### [Written task]
From the data that follows, copy every line holding the string "with".

Source code of charts:
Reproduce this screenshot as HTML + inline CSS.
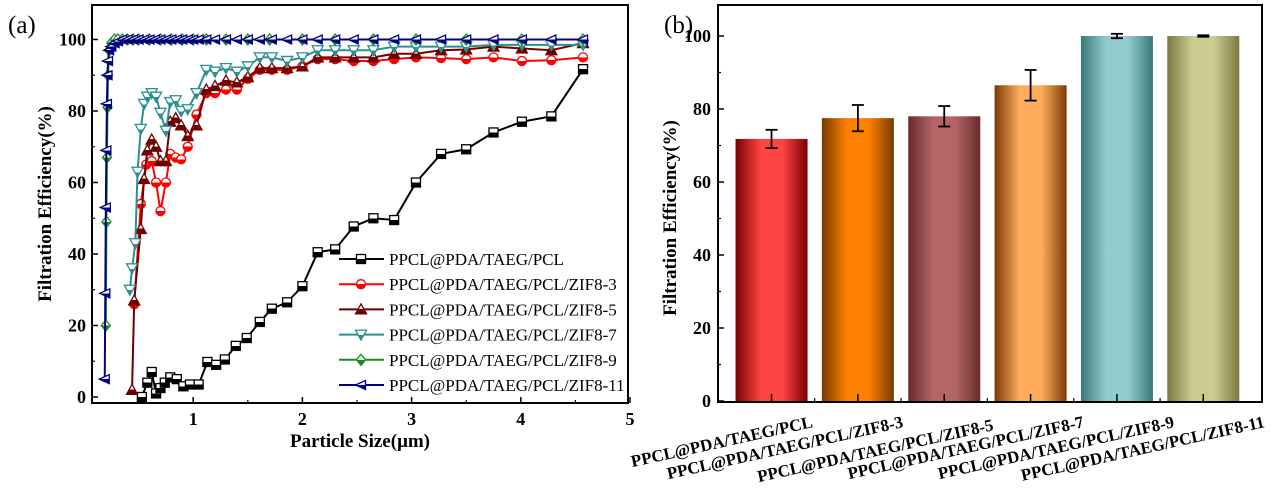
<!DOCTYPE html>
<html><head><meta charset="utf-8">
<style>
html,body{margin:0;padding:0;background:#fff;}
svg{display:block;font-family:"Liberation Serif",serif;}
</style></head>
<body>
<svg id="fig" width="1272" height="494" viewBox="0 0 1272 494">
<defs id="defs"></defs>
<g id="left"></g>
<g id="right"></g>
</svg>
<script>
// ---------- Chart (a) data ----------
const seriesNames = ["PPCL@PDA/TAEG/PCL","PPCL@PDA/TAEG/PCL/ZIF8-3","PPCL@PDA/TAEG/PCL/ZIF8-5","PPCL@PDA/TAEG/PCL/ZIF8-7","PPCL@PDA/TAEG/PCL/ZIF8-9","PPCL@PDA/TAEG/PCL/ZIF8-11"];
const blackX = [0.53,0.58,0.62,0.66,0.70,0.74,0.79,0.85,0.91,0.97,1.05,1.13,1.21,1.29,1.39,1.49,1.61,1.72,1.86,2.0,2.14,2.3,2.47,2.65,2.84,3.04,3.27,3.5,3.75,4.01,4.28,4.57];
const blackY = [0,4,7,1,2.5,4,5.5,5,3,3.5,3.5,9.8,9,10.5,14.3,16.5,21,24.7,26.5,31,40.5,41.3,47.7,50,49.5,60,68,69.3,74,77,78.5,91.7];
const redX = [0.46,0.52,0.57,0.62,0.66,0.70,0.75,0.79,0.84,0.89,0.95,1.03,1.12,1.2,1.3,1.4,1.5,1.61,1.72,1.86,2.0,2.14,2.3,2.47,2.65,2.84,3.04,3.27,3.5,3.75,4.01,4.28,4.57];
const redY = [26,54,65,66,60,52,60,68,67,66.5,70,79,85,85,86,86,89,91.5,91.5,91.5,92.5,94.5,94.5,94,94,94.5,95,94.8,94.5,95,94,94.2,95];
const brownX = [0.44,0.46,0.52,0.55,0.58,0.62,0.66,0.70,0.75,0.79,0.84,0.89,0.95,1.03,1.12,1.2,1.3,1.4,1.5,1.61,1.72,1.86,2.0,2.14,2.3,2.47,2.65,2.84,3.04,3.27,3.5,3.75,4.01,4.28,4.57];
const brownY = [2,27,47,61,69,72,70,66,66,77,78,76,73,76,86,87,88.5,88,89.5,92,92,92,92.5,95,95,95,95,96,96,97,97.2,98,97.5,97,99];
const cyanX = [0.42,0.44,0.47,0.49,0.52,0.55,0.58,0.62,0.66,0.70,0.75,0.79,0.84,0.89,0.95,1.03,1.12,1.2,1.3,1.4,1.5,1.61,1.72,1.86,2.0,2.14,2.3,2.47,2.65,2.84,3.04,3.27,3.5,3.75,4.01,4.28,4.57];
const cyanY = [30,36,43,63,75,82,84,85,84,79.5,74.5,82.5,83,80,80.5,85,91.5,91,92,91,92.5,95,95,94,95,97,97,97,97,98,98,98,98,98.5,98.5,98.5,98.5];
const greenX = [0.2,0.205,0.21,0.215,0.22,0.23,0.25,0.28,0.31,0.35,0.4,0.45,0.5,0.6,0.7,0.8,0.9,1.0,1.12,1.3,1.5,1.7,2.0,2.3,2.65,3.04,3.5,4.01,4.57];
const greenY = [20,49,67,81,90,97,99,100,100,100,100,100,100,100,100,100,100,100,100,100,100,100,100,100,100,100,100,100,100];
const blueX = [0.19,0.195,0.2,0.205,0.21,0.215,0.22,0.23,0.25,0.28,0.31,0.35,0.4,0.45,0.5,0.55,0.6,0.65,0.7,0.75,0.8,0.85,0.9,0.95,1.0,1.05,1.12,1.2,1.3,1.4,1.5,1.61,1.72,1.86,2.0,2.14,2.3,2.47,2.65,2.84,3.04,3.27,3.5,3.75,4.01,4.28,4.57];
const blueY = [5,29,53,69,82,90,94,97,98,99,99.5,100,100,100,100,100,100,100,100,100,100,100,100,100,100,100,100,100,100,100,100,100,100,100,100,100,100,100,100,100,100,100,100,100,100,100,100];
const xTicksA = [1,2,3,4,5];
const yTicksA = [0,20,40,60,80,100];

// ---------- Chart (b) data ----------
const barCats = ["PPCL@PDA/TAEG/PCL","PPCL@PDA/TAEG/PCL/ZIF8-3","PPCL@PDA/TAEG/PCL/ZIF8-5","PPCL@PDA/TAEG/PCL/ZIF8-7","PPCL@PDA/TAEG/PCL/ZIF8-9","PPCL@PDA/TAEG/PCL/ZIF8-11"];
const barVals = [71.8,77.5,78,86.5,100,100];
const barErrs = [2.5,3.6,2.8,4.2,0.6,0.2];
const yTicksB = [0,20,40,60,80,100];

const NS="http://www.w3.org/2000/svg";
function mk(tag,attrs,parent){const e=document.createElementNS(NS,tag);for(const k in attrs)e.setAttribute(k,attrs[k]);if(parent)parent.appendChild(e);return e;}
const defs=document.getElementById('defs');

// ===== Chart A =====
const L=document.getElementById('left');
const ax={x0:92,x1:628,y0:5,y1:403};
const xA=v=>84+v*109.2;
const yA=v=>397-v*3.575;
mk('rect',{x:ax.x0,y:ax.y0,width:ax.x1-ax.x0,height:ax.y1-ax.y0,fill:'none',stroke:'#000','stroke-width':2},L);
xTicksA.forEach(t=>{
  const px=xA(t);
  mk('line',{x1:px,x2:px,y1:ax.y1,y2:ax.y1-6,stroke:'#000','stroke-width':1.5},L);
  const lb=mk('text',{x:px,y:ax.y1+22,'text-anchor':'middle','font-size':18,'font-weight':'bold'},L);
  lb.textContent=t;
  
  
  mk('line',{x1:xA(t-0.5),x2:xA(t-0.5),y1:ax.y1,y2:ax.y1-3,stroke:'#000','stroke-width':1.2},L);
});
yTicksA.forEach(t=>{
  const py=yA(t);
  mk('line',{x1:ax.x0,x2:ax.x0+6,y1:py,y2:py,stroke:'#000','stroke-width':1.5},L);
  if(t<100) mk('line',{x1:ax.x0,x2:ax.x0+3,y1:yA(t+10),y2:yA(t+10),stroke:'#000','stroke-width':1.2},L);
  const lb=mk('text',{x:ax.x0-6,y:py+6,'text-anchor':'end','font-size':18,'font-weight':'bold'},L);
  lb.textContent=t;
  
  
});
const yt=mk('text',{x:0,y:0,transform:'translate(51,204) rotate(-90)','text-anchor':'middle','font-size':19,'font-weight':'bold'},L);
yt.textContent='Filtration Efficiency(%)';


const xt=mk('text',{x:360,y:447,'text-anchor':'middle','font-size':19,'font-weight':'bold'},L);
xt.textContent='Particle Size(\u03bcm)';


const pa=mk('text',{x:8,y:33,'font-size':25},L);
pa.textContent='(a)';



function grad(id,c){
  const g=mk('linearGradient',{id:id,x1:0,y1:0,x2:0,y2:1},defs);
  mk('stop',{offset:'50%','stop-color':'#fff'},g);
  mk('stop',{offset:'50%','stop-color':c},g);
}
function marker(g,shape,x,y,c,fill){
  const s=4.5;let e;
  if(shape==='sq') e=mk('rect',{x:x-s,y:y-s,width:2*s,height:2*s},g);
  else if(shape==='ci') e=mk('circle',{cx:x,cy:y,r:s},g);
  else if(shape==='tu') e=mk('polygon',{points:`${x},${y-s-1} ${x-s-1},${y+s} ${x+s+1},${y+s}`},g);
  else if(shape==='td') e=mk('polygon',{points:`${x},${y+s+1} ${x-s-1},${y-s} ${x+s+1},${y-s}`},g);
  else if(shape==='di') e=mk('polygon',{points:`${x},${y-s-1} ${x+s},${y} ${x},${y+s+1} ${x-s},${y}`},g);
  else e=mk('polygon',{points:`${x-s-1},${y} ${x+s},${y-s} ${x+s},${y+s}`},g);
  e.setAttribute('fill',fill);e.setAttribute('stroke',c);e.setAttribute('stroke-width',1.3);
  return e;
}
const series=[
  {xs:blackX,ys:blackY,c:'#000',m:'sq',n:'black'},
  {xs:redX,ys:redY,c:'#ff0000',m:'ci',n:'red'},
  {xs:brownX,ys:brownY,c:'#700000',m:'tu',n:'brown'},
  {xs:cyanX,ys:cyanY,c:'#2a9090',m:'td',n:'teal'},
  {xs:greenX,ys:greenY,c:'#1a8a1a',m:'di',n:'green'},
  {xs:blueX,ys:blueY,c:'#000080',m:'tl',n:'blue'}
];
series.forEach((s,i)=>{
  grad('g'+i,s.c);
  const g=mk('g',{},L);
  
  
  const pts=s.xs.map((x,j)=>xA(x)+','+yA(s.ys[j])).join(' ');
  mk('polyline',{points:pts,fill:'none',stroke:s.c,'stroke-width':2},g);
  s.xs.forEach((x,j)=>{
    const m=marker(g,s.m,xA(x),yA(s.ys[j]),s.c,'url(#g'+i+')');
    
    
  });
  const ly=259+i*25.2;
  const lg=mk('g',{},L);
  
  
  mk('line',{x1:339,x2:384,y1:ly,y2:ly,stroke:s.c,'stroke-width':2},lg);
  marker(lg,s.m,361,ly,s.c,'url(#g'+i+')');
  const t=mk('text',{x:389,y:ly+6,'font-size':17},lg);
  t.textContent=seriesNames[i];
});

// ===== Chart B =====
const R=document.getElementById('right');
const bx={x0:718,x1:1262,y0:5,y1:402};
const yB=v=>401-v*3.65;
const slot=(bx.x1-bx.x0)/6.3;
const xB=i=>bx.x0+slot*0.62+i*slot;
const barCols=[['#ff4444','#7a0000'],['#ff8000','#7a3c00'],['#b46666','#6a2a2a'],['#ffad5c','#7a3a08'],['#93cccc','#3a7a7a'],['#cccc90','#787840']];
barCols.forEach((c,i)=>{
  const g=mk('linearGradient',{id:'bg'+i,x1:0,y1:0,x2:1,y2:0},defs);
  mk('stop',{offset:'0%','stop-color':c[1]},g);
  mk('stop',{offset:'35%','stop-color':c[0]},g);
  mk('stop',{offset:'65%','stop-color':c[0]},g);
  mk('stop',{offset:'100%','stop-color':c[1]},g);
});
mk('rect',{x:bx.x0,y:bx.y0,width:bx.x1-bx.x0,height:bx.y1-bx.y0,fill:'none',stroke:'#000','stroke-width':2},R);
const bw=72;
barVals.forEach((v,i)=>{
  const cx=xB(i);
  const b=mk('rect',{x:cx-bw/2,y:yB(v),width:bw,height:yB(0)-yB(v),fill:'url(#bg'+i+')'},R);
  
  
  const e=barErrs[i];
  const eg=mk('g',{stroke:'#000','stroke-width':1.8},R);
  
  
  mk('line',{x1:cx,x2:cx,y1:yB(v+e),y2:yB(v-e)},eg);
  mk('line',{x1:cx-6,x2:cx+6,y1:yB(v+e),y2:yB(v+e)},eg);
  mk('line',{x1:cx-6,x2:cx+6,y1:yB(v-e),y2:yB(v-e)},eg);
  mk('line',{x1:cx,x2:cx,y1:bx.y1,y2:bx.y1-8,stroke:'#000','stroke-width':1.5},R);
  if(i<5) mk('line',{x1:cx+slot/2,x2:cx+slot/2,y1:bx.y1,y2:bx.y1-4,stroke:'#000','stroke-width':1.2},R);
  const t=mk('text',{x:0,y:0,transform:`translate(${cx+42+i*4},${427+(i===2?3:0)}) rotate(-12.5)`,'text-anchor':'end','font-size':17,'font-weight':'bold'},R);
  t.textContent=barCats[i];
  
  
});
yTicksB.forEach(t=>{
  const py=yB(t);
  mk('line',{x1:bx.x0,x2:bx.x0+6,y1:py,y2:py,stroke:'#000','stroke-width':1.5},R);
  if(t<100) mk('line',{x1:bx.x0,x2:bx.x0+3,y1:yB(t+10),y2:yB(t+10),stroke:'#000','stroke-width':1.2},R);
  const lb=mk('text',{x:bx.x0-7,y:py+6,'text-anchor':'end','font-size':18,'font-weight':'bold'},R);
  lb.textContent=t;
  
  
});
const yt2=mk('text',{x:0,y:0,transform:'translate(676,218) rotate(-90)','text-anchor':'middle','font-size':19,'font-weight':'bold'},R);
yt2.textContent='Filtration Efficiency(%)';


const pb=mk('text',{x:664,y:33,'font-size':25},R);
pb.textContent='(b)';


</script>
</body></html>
...
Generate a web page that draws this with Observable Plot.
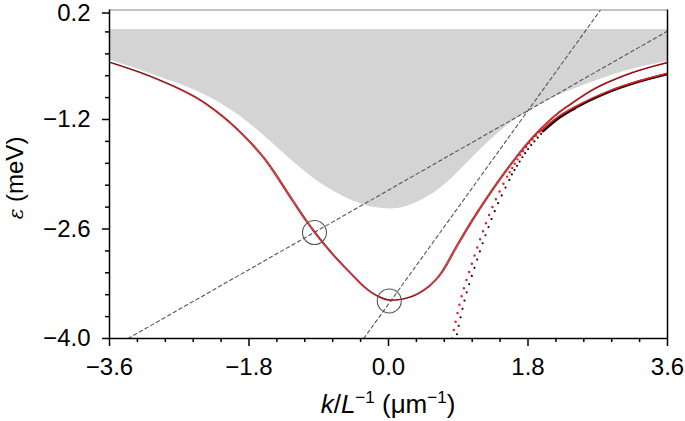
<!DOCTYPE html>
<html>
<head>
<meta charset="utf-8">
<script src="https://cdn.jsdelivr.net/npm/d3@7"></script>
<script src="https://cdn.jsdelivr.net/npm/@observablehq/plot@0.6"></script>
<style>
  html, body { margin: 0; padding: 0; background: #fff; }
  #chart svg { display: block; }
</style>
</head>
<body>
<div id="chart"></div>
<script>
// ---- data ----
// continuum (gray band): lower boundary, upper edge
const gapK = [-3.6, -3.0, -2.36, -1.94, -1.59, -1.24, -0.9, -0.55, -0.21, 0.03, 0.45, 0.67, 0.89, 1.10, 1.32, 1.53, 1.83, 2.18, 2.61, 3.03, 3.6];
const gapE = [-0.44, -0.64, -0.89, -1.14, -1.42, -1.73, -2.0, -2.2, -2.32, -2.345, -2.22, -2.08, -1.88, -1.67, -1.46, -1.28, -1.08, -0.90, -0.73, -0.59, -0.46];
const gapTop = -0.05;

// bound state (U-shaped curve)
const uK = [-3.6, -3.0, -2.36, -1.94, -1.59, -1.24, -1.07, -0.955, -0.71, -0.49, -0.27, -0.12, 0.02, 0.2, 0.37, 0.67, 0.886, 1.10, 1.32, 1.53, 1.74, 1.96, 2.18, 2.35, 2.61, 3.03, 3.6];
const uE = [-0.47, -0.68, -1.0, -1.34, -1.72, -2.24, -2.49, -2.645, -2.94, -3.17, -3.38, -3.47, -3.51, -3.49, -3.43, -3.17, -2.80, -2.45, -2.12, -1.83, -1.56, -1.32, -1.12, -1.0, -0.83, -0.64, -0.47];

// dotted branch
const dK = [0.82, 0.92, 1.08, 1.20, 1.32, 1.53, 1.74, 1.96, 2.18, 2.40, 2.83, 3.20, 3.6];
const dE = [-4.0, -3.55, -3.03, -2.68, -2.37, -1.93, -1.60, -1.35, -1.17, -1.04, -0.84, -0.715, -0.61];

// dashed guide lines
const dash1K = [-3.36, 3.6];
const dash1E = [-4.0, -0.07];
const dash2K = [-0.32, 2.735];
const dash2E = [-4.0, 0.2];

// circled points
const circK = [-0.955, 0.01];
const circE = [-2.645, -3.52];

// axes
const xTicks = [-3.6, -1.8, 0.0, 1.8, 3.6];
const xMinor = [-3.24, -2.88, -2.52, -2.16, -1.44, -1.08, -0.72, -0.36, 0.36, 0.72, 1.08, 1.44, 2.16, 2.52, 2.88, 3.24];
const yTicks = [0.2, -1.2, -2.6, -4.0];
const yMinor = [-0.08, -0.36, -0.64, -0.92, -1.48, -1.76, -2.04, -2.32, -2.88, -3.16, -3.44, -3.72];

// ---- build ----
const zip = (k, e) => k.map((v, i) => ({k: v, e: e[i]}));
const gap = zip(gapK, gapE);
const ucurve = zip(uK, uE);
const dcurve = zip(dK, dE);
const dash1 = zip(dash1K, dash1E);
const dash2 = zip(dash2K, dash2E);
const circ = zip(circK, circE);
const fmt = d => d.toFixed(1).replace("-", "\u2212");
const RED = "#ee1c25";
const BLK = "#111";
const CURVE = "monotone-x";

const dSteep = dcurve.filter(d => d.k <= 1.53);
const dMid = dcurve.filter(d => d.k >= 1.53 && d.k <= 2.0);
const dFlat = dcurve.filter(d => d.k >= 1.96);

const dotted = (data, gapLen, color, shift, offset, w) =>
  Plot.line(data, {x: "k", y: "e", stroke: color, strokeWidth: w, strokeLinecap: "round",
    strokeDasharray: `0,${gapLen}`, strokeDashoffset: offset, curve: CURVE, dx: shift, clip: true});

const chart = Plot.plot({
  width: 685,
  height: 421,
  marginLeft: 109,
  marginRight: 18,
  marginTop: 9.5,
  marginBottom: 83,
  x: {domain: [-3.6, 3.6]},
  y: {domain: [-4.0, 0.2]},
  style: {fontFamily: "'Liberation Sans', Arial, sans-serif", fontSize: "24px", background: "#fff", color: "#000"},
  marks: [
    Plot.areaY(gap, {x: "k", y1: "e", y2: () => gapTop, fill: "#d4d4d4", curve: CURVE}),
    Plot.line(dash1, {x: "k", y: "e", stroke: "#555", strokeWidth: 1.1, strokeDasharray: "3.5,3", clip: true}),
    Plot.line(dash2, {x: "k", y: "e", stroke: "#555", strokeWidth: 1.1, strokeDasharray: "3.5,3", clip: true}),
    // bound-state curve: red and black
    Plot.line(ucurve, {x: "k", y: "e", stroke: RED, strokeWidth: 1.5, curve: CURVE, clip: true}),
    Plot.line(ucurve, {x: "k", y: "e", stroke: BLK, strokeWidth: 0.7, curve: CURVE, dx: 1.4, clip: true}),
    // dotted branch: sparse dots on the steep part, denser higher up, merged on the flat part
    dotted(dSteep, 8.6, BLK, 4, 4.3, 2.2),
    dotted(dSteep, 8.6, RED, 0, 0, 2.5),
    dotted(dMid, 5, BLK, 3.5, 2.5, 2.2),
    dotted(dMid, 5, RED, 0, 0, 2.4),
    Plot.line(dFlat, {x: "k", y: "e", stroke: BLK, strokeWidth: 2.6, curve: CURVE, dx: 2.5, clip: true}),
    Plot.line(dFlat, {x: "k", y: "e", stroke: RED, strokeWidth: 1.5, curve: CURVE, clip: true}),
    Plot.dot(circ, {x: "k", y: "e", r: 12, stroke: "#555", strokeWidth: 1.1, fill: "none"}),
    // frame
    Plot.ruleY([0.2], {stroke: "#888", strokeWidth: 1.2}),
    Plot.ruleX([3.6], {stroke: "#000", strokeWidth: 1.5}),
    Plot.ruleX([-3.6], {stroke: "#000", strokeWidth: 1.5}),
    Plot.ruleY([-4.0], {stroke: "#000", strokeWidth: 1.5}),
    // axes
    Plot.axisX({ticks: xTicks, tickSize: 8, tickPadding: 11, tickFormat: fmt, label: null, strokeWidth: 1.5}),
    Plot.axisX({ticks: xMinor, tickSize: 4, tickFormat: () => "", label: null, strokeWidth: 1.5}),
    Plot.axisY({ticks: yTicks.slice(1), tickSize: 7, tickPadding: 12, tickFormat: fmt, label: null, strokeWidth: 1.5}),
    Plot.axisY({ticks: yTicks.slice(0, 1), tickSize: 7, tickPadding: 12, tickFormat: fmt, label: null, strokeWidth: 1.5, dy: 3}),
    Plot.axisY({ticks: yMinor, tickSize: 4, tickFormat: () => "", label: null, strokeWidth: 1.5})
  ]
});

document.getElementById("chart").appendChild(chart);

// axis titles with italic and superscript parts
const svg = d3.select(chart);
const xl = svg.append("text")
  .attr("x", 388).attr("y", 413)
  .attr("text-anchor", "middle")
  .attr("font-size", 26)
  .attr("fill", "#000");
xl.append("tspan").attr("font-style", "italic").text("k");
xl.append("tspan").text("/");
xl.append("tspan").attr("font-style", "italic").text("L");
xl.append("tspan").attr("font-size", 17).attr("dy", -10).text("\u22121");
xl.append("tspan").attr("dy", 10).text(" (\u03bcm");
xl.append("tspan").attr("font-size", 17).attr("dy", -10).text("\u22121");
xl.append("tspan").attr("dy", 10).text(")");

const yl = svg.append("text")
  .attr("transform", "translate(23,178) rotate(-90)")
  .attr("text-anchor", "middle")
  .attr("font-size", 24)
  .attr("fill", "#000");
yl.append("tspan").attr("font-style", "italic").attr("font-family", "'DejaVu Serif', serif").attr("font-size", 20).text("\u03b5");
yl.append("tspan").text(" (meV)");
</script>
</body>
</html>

### [Full solution]
Generate a web page that draws this with Observable Plot.
// axis titles with italic and superscript parts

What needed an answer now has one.